YOUR TASK: Reproduce the listing below without changes, except that pictures are left out.

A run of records
────

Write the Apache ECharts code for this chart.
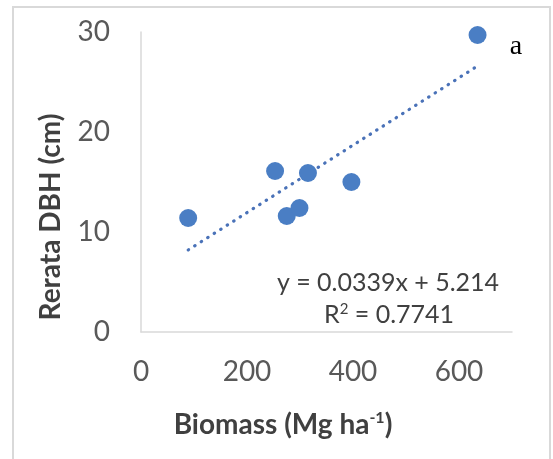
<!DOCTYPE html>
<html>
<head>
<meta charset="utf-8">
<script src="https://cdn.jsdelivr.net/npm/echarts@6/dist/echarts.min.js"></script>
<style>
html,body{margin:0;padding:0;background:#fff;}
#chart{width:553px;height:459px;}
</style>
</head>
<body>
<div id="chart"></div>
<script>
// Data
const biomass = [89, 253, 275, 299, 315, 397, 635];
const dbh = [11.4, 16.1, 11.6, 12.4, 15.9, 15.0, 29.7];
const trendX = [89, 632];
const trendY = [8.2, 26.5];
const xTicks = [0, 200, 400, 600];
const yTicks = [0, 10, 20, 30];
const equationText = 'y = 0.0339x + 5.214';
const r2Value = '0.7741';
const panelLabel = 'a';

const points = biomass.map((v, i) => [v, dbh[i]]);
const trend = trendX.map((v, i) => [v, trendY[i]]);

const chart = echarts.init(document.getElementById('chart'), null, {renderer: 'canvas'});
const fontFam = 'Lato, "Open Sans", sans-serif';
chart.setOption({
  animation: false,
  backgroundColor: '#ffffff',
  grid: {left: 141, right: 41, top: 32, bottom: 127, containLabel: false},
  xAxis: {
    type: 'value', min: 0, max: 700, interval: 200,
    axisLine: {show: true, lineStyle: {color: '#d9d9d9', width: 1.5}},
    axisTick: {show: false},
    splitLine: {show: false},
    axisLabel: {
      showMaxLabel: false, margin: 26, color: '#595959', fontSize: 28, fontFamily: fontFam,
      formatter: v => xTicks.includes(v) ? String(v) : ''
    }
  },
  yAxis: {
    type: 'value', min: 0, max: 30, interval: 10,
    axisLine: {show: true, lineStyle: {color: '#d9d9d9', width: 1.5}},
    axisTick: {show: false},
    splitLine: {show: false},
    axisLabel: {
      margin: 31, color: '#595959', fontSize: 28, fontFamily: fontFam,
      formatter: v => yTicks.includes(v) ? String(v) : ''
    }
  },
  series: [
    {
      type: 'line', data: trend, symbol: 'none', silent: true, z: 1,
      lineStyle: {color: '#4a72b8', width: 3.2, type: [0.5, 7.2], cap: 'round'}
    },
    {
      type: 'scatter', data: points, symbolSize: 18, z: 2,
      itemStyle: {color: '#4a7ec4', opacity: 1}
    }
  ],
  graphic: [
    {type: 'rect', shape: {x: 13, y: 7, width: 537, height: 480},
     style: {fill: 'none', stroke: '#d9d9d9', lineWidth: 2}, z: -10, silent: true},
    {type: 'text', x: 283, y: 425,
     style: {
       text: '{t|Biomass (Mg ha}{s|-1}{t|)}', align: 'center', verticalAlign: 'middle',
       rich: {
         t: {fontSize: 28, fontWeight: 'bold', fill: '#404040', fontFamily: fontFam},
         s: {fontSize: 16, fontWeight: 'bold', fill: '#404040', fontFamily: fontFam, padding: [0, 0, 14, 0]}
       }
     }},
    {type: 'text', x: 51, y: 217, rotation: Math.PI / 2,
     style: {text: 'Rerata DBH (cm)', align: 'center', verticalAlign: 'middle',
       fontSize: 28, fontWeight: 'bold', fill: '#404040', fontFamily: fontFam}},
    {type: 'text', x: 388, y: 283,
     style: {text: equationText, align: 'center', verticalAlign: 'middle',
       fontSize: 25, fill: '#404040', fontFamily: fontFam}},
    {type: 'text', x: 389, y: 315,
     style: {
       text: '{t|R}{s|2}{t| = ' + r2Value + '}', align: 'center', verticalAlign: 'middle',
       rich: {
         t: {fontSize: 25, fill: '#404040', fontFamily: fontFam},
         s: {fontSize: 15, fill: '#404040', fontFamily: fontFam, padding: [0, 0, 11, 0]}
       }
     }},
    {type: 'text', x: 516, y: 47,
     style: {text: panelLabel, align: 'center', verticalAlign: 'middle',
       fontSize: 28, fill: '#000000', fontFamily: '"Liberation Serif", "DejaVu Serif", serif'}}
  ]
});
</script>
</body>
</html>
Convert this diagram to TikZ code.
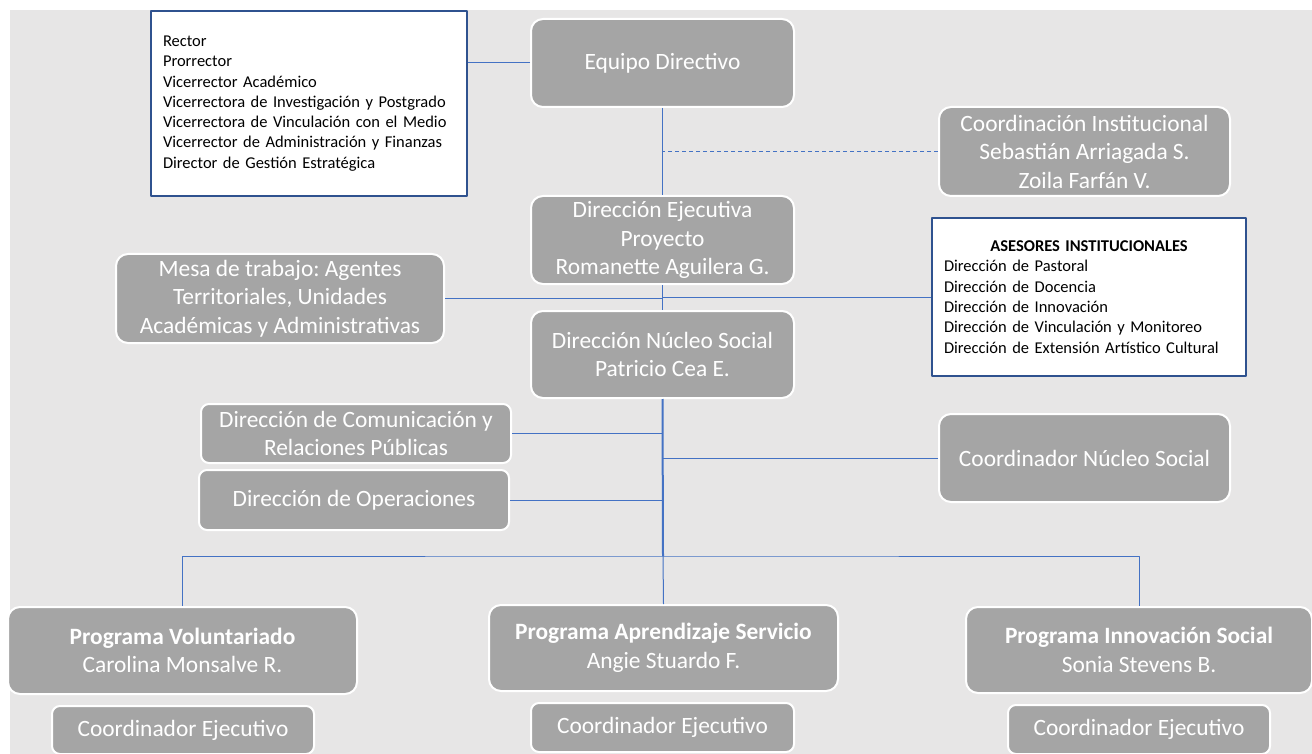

────

EXERCISE RESPONSE:
Write the Apache ECharts code for this chart.
<!DOCTYPE html>
<html>
<head>
<meta charset="utf-8">
<script src="https://cdn.jsdelivr.net/npm/echarts@6/dist/echarts.min.js"></script>
<style>
html,body{margin:0;padding:0;background:#fff;}
#chart{width:553px;height:459px;}
</style>
</head>
<body>
<div id="chart"></div>
<script>
// Data
const biomass = [89, 253, 275, 299, 315, 397, 635];
const dbh = [11.4, 16.1, 11.6, 12.4, 15.9, 15.0, 29.7];
const trendX = [89, 632];
const trendY = [8.2, 26.5];
const xTicks = [0, 200, 400, 600];
const yTicks = [0, 10, 20, 30];
const equationText = 'y = 0.0339x + 5.214';
const r2Value = '0.7741';
const panelLabel = 'a';

const points = biomass.map((v, i) => [v, dbh[i]]);
const trend = trendX.map((v, i) => [v, trendY[i]]);

const chart = echarts.init(document.getElementById('chart'), null, {renderer: 'canvas'});
const fontFam = 'Lato, "Open Sans", sans-serif';
chart.setOption({
  animation: false,
  backgroundColor: '#ffffff',
  grid: {left: 141, right: 41, top: 32, bottom: 127, containLabel: false},
  xAxis: {
    type: 'value', min: 0, max: 700, interval: 200,
    axisLine: {show: true, lineStyle: {color: '#d9d9d9', width: 1.5}},
    axisTick: {show: false},
    splitLine: {show: false},
    axisLabel: {
      showMaxLabel: false, margin: 26, color: '#595959', fontSize: 28, fontFamily: fontFam,
      formatter: v => xTicks.includes(v) ? String(v) : ''
    }
  },
  yAxis: {
    type: 'value', min: 0, max: 30, interval: 10,
    axisLine: {show: true, lineStyle: {color: '#d9d9d9', width: 1.5}},
    axisTick: {show: false},
    splitLine: {show: false},
    axisLabel: {
      margin: 31, color: '#595959', fontSize: 28, fontFamily: fontFam,
      formatter: v => yTicks.includes(v) ? String(v) : ''
    }
  },
  series: [
    {
      type: 'line', data: trend, symbol: 'none', silent: true, z: 1,
      lineStyle: {color: '#4a72b8', width: 3.2, type: [0.5, 7.2], cap: 'round'}
    },
    {
      type: 'scatter', data: points, symbolSize: 18, z: 2,
      itemStyle: {color: '#4a7ec4', opacity: 1}
    }
  ],
  graphic: [
    {type: 'rect', shape: {x: 13, y: 7, width: 537, height: 480},
     style: {fill: 'none', stroke: '#d9d9d9', lineWidth: 2}, z: -10, silent: true},
    {type: 'text', x: 283, y: 425,
     style: {
       text: '{t|Biomass (Mg ha}{s|-1}{t|)}', align: 'center', verticalAlign: 'middle',
       rich: {
         t: {fontSize: 28, fontWeight: 'bold', fill: '#404040', fontFamily: fontFam},
         s: {fontSize: 16, fontWeight: 'bold', fill: '#404040', fontFamily: fontFam, padding: [0, 0, 14, 0]}
       }
     }},
    {type: 'text', x: 51, y: 217, rotation: Math.PI / 2,
     style: {text: 'Rerata DBH (cm)', align: 'center', verticalAlign: 'middle',
       fontSize: 28, fontWeight: 'bold', fill: '#404040', fontFamily: fontFam}},
    {type: 'text', x: 388, y: 283,
     style: {text: equationText, align: 'center', verticalAlign: 'middle',
       fontSize: 25, fill: '#404040', fontFamily: fontFam}},
    {type: 'text', x: 389, y: 315,
     style: {
       text: '{t|R}{s|2}{t| = ' + r2Value + '}', align: 'center', verticalAlign: 'middle',
       rich: {
         t: {fontSize: 25, fill: '#404040', fontFamily: fontFam},
         s: {fontSize: 15, fill: '#404040', fontFamily: fontFam, padding: [0, 0, 11, 0]}
       }
     }},
    {type: 'text', x: 516, y: 47,
     style: {text: panelLabel, align: 'center', verticalAlign: 'middle',
       fontSize: 28, fill: '#000000', fontFamily: '"Liberation Serif", "DejaVu Serif", serif'}}
  ]
});
</script>
</body>
</html>
Convert this diagram to TikZ code.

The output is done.